At the center of his directive are the UC system’s Time, Place, and Manner (TPM) policies — the framework that regulates on-campus protests. Milliken emphasized that the rules are essential to protecting free expression while preventing intimidation and safeguarding the university’s ability to function.

The directive comes a few months after UC reached a legal settlement with Jewish students and alumni who alleged administrators failed to protect them from harassment and intimidation. In Frankel v. University of California, plaintiffs described protesters establishing “Jew-free zones” and blocking Jewish students from libraries and classrooms.

Faculty leaders have also pressed the university to act more decisively. Kira Stein, chair of the Jewish Faculty Resilience Group at UCLA, wrote recently in the Los Angeles Times: “Over the past 18 months, [the Jewish Faculty Resilience Group] has provided UC leaders with evidence and a roadmap to address antisemitism … The real question is whether the university’s leaders, faculty and the media have studied this evidence with the seriousness it deserves — or skimmed past it, choosing the comfort of distance over the responsibility of action.”
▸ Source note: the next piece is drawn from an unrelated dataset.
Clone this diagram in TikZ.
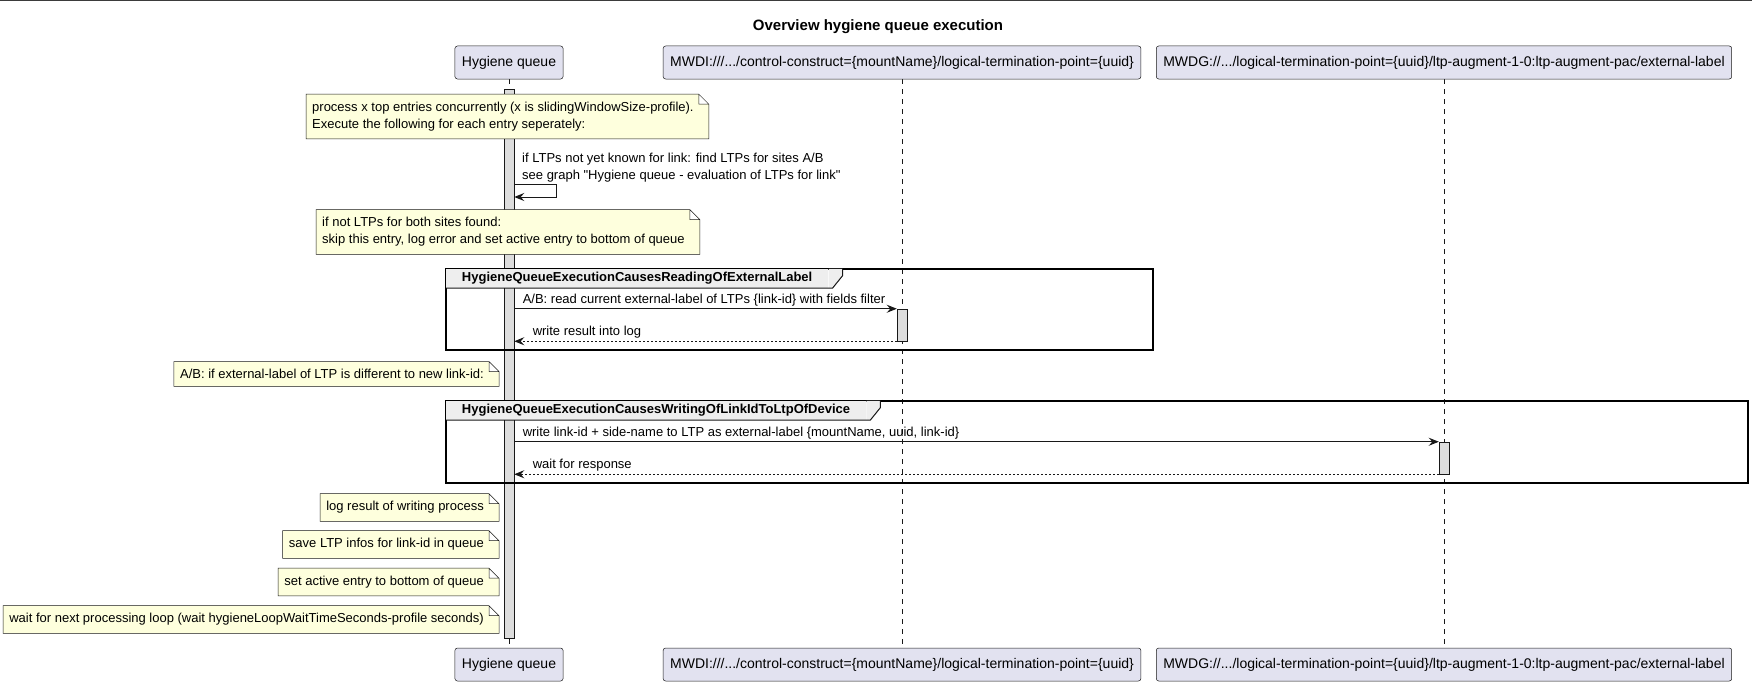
\documentclass[tikz,border=0pt]{standalone}
\usepackage{fontspec}
\setmainfont{Liberation Sans}
\usetikzlibrary{arrows.meta}
\pgfdeclarelayer{back}
\pgfsetlayers{back,main}
\definecolor{linec}{HTML}{181818}
\definecolor{partc}{HTML}{E2E2F0}
\definecolor{notec}{HTML}{FEFFDD}
\definecolor{barc}{HTML}{DDDDDD}
\definecolor{grpc}{HTML}{EEEEEE}
\newcommand{\fs}[1]{\fontsize{#1pt}{17pt}\selectfont}

\begin{document}
\begin{tikzpicture}[x=1pt, y=-1pt,
  part/.style={draw=linec, fill=partc, rounded corners=2.5pt, line width=0.5pt, minimum height=33pt, inner xsep=7pt, font=\fs{14}},
  life/.style={draw=linec, line width=0.5pt, dash pattern=on 5pt off 5pt},
  bar/.style={draw=linec, fill=barc, line width=0.5pt, minimum width=10pt, inner sep=0pt},
  memotext/.style={inner sep=0pt, align=left, font=\fs{13}},
  memo/.style={fill=notec, draw=linec, line width=0.5pt, insert path={
    ([shift={(-6pt,-7.5pt)}]#1.south west) -- ([shift={(-6pt,7.5pt)}]#1.north west) -- ([shift={(5pt,7.5pt)}]#1.north east)
    -- ([shift={(15pt,-2.5pt)}]#1.north east) -- ([shift={(15pt,-7.5pt)}]#1.south east) -- cycle
    ([shift={(5pt,7.5pt)}]#1.north east) |- ([shift={(15pt,-2.5pt)}]#1.north east)}},
  msg/.style={draw=linec, line width=1pt, -{Stealth[length=10pt,width=8pt,inset=3.5pt]}},
  reply/.style={msg, dash pattern=on 2pt off 2pt},
  lbl/.style={inner sep=0pt, font=\fs{13}, align=left},
  frame/.style={draw=black, line width=1.5pt, inner sep=0pt, anchor=north west},
  grphead/.style={fill=grpc, inner xsep=16pt, inner ysep=0pt, minimum height=19pt, font=\fs{13}\bfseries, anchor=north west}]
\useasboundingbox (0,0) rectangle (1752,685);
\draw[linec!85, line width=1pt] (0,0.5) -- (1752,0.5);
\node[font=\fs{15}\bfseries] (title) at (878,27) {Overview hygiene queue execution};

\node[part] (hqT) at (509,62.5) {Hygiene queue};
\node[part] (mwdiT) at (902,62.5) {MWDI:///.../control-construct=\{mountName\}/logical-termination-point=\{uuid\}};
\node[part] (mwdgT) at (1444,62.5) {MWDG://.../logical-termination-point=\{uuid\}/ltp-augment-1-0:ltp-augment-pac/external-label};
\node[part] (hqB) at (509,664.5) {Hygiene queue};
\node[part] (mwdiB) at (902,664.5) {MWDI:///.../control-construct=\{mountName\}/logical-termination-point=\{uuid\}};
\node[part] (mwdgB) at (1444,664.5) {MWDG://.../logical-termination-point=\{uuid\}/ltp-augment-1-0:ltp-augment-pac/external-label};

\node[memotext, anchor=west] (n1) at (312,116.5) {process x top entries concurrently (x is slidingWindowSize-profile).\\Execute the following for each entry seperately:};
\node[memotext, anchor=west] (n2) at (322,232) {if not LTPs for both sites found:\\skip this entry, log error and set active entry to bottom of queue};
\node[memotext, anchor=east] (n3) at (484,374) {A/B: if external-label of LTP is different to new link-id:};
\node[memotext, anchor=east] (n4) at (484,507.5) {log result of writing process};
\node[memotext, anchor=east] (n5) at (484,544.5) {save LTP infos for link-id in queue};
\node[memotext, anchor=east] (n6) at (484,582) {set active entry to bottom of queue};
\node[memotext, anchor=east] (n7) at (484,619.5) {wait for next processing loop (wait hygieneLoopWaitTimeSeconds-profile seconds)};

\begin{pgfonlayer}{back}
  \draw[life] (hqT) -- (hqB);
  \draw[life] (mwdiT) -- (mwdiB);
  \draw[life] (mwdgT) -- (mwdgB);
  \node[bar, minimum height=549pt] (hqbar) at (509,363.5) {};
  \node[bar, minimum height=32pt] (mwdibar) at (902,325) {};
  \node[bar, minimum height=32pt] (mwdgbar) at (1444,458) {};
  \foreach \i in {1,...,7} \path[memo=n\i];
\end{pgfonlayer}

\coordinate (s1) at (556,184);
\coordinate (s2) at (556,197);
\draw[msg] (hqbar.east |- s1) -- (s1) -- (s2) -- (hqbar.east |- s2);
\node[lbl, anchor=south west] (m0) at (522,182) {if LTPs not yet known for link: find LTPs for sites A/B\\see graph \textquotedbl Hygiene queue - evaluation of LTPs for link\textquotedbl};

\node[frame, minimum width=707pt, minimum height=81pt] (g1) at (445,268) {};
\node[grphead] (g1h) at ([shift={(0.75pt,-0.75pt)}]g1.north west) {HygieneQueueExecutionCausesReadingOfExternalLabel};
\node[frame, minimum width=1302pt, minimum height=82pt] (g2) at (445,400) {};
\node[grphead] (g2h) at ([shift={(0.75pt,-0.75pt)}]g2.north west) {HygieneQueueExecutionCausesWritingOfLinkIdToLtpOfDevice};
\foreach \g in {g1h,g2h} {
  \fill[grpc] (\g.north east) -- ([xshift=14pt]\g.north east) -- ([shift={(14pt,-7pt)}]\g.north east) -- ([xshift=4pt]\g.south east) -- (\g.south east) -- cycle;
  \draw[linec, line width=1pt] (\g.south west) -- ([xshift=4pt]\g.south east) -- ([shift={(14pt,-7pt)}]\g.north east) -- ([xshift=14pt]\g.north east);
}

\draw[msg] (hqbar.east |- mwdibar.north) -- (mwdibar.north west)
  node[lbl, pos=0, anchor=base west, xshift=8pt, yshift=5.5pt] (m1) {A/B: read current external-label of LTPs \{link-id\} with fields filter};
\draw[reply] (mwdibar.south west) -- (hqbar.east |- mwdibar.south)
  node[lbl, pos=1, anchor=base west, xshift=18pt, yshift=5.5pt] (r1) {write result into log};
\draw[msg] (hqbar.east |- mwdgbar.north) -- (mwdgbar.north west)
  node[lbl, pos=0, anchor=base west, xshift=8pt, yshift=5.5pt] (m2) {write link-id + side-name to LTP as external-label \{mountName, uuid, link-id\}};
\draw[reply] (mwdgbar.south west) -- (hqbar.east |- mwdgbar.south)
  node[lbl, pos=1, anchor=base west, xshift=18pt, yshift=5.5pt] (r2) {wait for response};
\end{tikzpicture}
\end{document}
Milliken instructed all UC chancellors to require that all demonstrations be scheduled through proper channels and to remind student groups, faculty, and outside actors that following conduct policies is mandatory. Violations, he warned, may lead to sanctions “up to and including removal from campus or disciplinary measures.”

He also directed administrators to coordinate closely with campus police, legal counsel, student affairs leaders, and safety officials to review staffing, emergency protocols, and crowd management strategies. The University of California — serving nearly 300,000 students across ten campuses — has been a flashpoint for debates over Israel and Gaza, with last year’s October 7th anniversary triggering widespread protests that required significant security measures.

Some Jewish advocacy groups have reported UC has begun taking more visible steps to respond to antisemitism. In a recent statement, the Jewish Public Affairs Committee of California (JPAC) praised recognized that the UC system “has taken steps to counter antisemitism and ensure the safety and inclusion of Jewish students and faculty,” adding that “UCLA’s new Chancellor Julio Frenk is an active partner and champion in these efforts, making it clear through actions and policies that antisemitism has no place on campus.”

The anniversary will again test UC’s ability to balance free expression with safety. Milliken closed his letter by underscoring that responsibility: “It is our responsibility to see that we ensure the right to free expression and at the same time protect public safety, keep university operations running, and preserve community well-being.”